Bertha Hosang Mah (November 18, 1896 – 1959) was a Canadian student, the first Chinese woman to graduate from a Canadian university.

==Early life==
Hosang was born in Lillooet, British Columbia, the daughter of Lena Hosang. Her older sister recalled, "We were the only Chinese family and there weren't any separate classes in the school, so we talked English all the time."

==Education==
Hosang attended McGill University, first at the Vancouver satellite location (now the University of British Columbia), and later at the Montreal campus; when she graduated in 1917, she was described as "the first Chinese woman graduated from a Canadian university". At McGill, she won an award for best speech, from the Women's Literary Society (Delta Sigma). She also won first prize in a national essay competition, with her article "Physical Education for Chinese Women", which was later published in Chinese Students' Monthly.

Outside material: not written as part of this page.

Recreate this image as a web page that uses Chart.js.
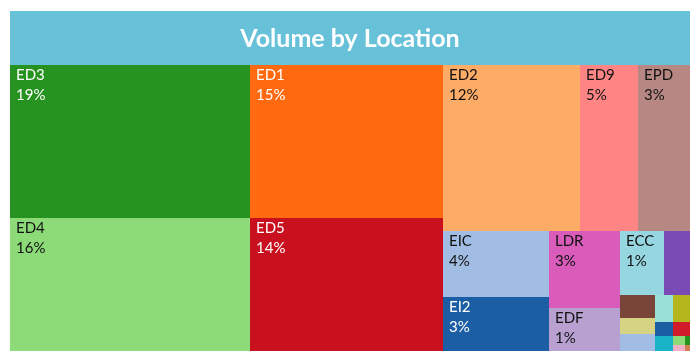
<!DOCTYPE html>
<html>
<head>
    <title>Volume by Location</title>
    <script src="https://cdn.jsdelivr.net/npm/chart.js"></script>
    <style>
        body {
            margin: 0;
            background: #ffffff;
        }
        #wrap {
            width: 700px;
            height: 363px;
        }
    </style>
</head>
<body>
    <div id="wrap"><canvas id="treemapChart"></canvas></div>

    <script>
        // locations, largest first (volumes, arbitrary units)
        const locations = ["ED3", "ED4", "ED1", "ED5", "ED2", "ED9", "EPD", "EIC", "EI2", "LDR", "EDF", "ECC",
                           "L13", "L14", "L15", "L16", "L17", "L18", "L19", "L20", "L21", "L22", "L23", "L24", "L25"];
        const volumes = [36800, 31850, 29590, 25610, 22700, 9560, 8670, 7070, 5690, 5510, 3030, 2785,
                         1646, 805, 585, 585, 490, 459, 260, 258, 238, 110, 77, 40, 28];
        const shares = ["19%", "16%", "15%", "14%", "12%", "5%", "3%", "4%", "3%", "3%", "1%", "1%",
                        "", "", "", "", "", "", "", "", "", "", "", "", ""];

        const fillColors = ["#26921f", "#8cdb78", "#ff6a10", "#c8101f", "#fdac68", "#ff8585", "#b78883",
                            "#a2bde3", "#1c5ea3", "#d95bba", "#b8a1d1", "#96d6e0", "#7b4bb5", "#7a4539",
                            "#d6d484", "#a2bde3", "#99e0d8", "#b5b51d", "#1c5ea3", "#19b3c7", "#d11b2a",
                            "#8cdb78", "#f0b0c8", "#26921f", "#d08050"];
        const whiteText = ["ED3", "ED1", "ED5", "EI2"];

        // squarified layout (golden ratio target), positions in scale units
        function squarify(values, x0, y0, x1, y1, ax, ay) {
            const ratio = (1 + Math.sqrt(5)) / 2;
            const out = [];
            const n = values.length;
            let value = values.reduce((a, b) => a + b, 0);
            let i0 = 0, i1 = 0;
            while (i0 < n) {
                const dx = x1 - x0, dy = y1 - y0;
                const vx = dx * ax, vy = dy * ay;
                let sum = values[i1++];
                let minV = sum, maxV = sum;
                const alpha = Math.max(vy / vx, vx / vy) / (value * ratio);
                let beta = sum * sum * alpha;
                let minRatio = Math.max(maxV / beta, beta / minV);
                for (; i1 < n; ++i1) {
                    const v = values[i1];
                    sum += v;
                    if (v < minV) minV = v;
                    if (v > maxV) maxV = v;
                    beta = sum * sum * alpha;
                    const r = Math.max(maxV / beta, beta / minV);
                    if (r > minRatio) { sum -= v; break; }
                    minRatio = r;
                }
                if (vx < vy) {
                    const yb = i1 >= n ? y1 : y0 + dy * sum / value;
                    let x = x0;
                    for (let i = i0; i < i1; i++) {
                        const w = dx * values[i] / sum;
                        out[i] = { x0: x, y0: y0, x1: x + w, y1: yb };
                        x += w;
                    }
                    y0 = yb;
                } else {
                    const xb = i1 >= n ? x1 : x0 + dx * sum / value;
                    let y = y0;
                    for (let i = i0; i < i1; i++) {
                        const h = dy * values[i] / sum;
                        out[i] = { x0: x0, y0: y, x1: xb, y1: y + h };
                        y += h;
                    }
                    x0 = xb;
                }
                value -= sum;
                i0 = i1;
            }
            return out;
        }

        const treemapPlugin = {
            id: "treemap",
            beforeDraw(chart) {
                // header band behind the title
                const { ctx, chartArea } = chart;
                const t = chart.titleBlock;
                ctx.save();
                ctx.fillStyle = "#67c1d9";
                ctx.fillRect(chartArea.left, Math.round(t.top), chartArea.right - chartArea.left, Math.round(chartArea.top) - Math.round(t.top));
                ctx.restore();
            },
            afterDatasetsDraw(chart) {
                const { ctx, chartArea } = chart;
                const xs = chart.scales.x, ys = chart.scales.y;
                const ax = chartArea.width / (xs.max - xs.min);
                const ay = chartArea.height / (ys.max - ys.min);
                const cells = squarify(volumes, xs.min, ys.min, xs.max, ys.max, ax, ay);

                ctx.save();
                cells.forEach((c, i) => {
                    const left = Math.round(xs.getPixelForValue(c.x0));
                    const right = Math.round(xs.getPixelForValue(c.x1));
                    const top = Math.round(ys.getPixelForValue(c.y0));
                    const bottom = Math.round(ys.getPixelForValue(c.y1));
                    ctx.fillStyle = fillColors[i];
                    ctx.fillRect(left, top, right - left, bottom - top);

                    if (right - left >= 40 && bottom - top >= 40) {
                        ctx.fillStyle = whiteText.includes(locations[i]) ? "#ffffff" : "#111111";
                        ctx.font = "15px Lato";
                        ctx.textBaseline = "alphabetic";
                        ctx.fillText(locations[i], left + 6, top + 15);
                        ctx.fillText(shares[i], left + 6, top + 35);
                    }
                });
                ctx.restore();
            }
        };

        new Chart(document.getElementById("treemapChart"), {
            type: "scatter",
            data: { datasets: [{ data: [] }] },
            options: {
                responsive: true,
                maintainAspectRatio: false,
                animation: false,
                layout: { padding: { left: 10, right: 10, top: 11, bottom: 12 } },
                scales: {
                    x: { type: "linear", min: 0, max: 100, display: false },
                    y: { type: "linear", min: 0, max: 100, reverse: true, display: false }
                },
                plugins: {
                    legend: { display: false },
                    tooltip: { enabled: false },
                    title: {
                        display: true,
                        text: "Volume by Location",
                        color: "#ffffff",
                        font: { family: "Lato", size: 25, weight: "bold" },
                        padding: { top: 13, bottom: 11.4 }
                    }
                }
            },
            plugins: [treemapPlugin]
        });
    </script>
</body>
</html>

Hosang was elected to the University Women's Club of Vancouver in 1918, and gave a presentation to the group that year, on "Chinese Literature". Hosang worked as a secretary at the Chinese consulate in Vancouver in 1918 and 1919. Her older sister Myrtle Hosang Lee studied economics at the University of California, Berkeley.

==Personal life==
In May 1921, in Berkeley, California, Hosang married Dr. Ng Wing Mah, a Chinese-born political scientist who taught at the University of California. They had three children. Bertha Hosang Mah died in 1959, aged 62 years.